:: Written problem ::
Return the count of lines that mention "this", with no other words.

:: Record list ::
————————

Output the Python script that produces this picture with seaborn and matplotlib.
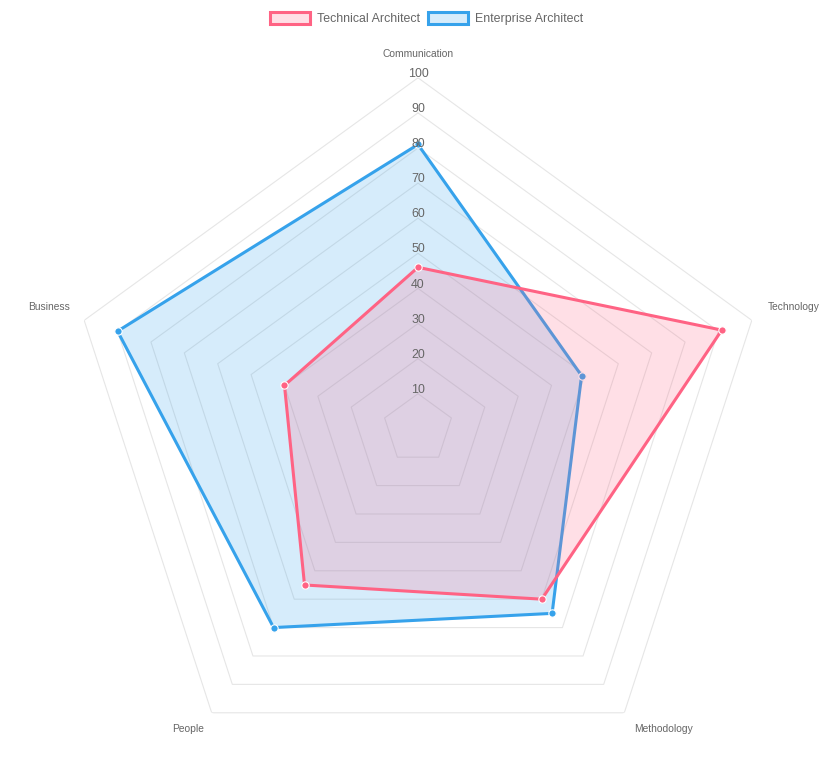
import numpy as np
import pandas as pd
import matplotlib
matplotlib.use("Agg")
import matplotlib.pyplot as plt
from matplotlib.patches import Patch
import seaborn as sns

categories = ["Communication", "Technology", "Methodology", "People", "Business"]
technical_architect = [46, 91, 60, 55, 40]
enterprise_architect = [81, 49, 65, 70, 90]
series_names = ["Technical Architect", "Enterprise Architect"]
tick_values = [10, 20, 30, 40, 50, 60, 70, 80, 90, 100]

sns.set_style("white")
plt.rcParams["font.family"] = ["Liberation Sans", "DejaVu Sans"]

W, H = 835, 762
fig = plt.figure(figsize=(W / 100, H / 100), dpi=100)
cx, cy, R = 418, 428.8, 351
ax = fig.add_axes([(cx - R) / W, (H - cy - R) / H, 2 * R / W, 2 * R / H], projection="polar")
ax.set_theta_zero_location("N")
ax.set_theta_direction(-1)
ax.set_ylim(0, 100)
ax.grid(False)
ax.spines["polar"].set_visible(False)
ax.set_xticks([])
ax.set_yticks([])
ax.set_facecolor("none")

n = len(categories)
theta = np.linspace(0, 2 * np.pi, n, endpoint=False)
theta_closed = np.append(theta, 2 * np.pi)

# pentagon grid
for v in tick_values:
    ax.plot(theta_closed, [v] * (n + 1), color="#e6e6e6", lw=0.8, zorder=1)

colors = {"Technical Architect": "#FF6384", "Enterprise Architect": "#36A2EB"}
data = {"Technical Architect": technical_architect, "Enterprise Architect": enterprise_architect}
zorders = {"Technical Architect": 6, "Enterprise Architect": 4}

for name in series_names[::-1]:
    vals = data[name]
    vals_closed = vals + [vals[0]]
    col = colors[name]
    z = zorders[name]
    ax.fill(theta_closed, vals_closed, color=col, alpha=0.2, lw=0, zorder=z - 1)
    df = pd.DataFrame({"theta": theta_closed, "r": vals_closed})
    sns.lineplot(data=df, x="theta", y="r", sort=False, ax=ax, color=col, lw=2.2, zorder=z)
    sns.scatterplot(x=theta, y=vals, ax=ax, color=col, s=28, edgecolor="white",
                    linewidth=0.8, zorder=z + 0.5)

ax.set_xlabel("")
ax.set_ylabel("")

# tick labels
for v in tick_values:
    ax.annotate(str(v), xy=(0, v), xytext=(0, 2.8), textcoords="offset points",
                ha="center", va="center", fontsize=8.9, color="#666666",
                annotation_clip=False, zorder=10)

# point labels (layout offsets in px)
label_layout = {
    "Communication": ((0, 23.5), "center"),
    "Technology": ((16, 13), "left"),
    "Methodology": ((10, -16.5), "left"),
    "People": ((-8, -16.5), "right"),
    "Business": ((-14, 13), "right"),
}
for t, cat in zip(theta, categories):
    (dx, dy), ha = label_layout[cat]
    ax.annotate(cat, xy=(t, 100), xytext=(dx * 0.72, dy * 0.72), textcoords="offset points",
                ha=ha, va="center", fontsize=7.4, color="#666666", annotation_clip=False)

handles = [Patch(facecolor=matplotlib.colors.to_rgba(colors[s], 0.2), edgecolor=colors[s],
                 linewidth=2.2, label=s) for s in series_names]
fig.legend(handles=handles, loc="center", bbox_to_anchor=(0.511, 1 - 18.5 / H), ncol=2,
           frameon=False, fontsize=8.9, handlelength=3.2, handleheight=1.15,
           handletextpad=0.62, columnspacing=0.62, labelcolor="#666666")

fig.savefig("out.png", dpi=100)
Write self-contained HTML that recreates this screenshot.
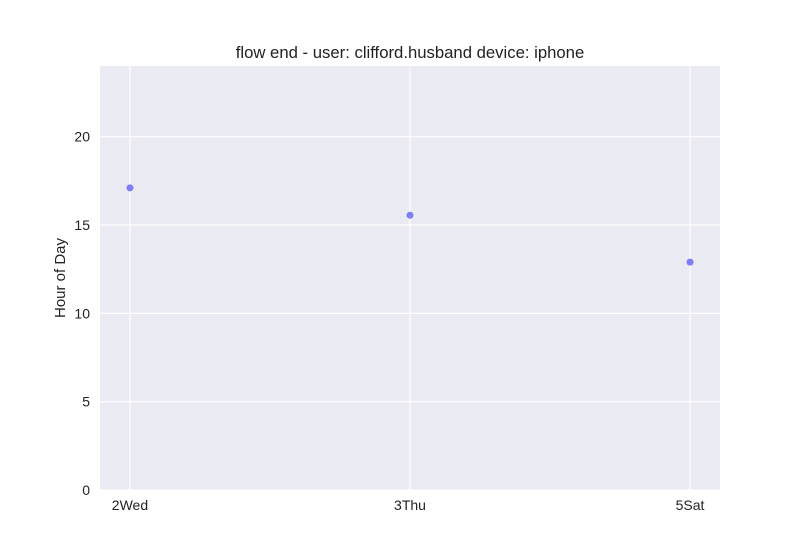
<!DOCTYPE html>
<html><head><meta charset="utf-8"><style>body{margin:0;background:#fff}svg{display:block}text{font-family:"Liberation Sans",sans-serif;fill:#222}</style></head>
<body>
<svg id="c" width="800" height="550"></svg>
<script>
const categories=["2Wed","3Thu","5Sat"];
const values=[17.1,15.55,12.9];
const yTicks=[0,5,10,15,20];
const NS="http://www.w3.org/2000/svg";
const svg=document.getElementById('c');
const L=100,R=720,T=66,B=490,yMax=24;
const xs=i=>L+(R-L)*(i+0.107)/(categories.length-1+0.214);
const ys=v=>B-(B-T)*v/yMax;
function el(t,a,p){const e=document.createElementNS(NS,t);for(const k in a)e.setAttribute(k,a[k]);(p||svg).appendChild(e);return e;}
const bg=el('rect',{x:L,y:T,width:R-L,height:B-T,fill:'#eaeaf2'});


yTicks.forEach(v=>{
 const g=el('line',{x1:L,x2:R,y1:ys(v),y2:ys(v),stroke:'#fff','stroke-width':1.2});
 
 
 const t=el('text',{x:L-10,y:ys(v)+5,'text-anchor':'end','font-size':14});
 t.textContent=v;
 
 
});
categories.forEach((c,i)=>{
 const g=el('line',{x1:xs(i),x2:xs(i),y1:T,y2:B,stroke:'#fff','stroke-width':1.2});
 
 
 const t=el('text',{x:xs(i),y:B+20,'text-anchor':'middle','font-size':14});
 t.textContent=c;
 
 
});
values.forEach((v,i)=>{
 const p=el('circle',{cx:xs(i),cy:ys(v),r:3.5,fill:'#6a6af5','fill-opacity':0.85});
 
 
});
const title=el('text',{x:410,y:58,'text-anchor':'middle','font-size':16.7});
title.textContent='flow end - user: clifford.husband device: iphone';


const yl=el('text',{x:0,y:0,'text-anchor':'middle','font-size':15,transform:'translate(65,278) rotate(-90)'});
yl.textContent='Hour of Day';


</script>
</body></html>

————————

:: Response below ::
2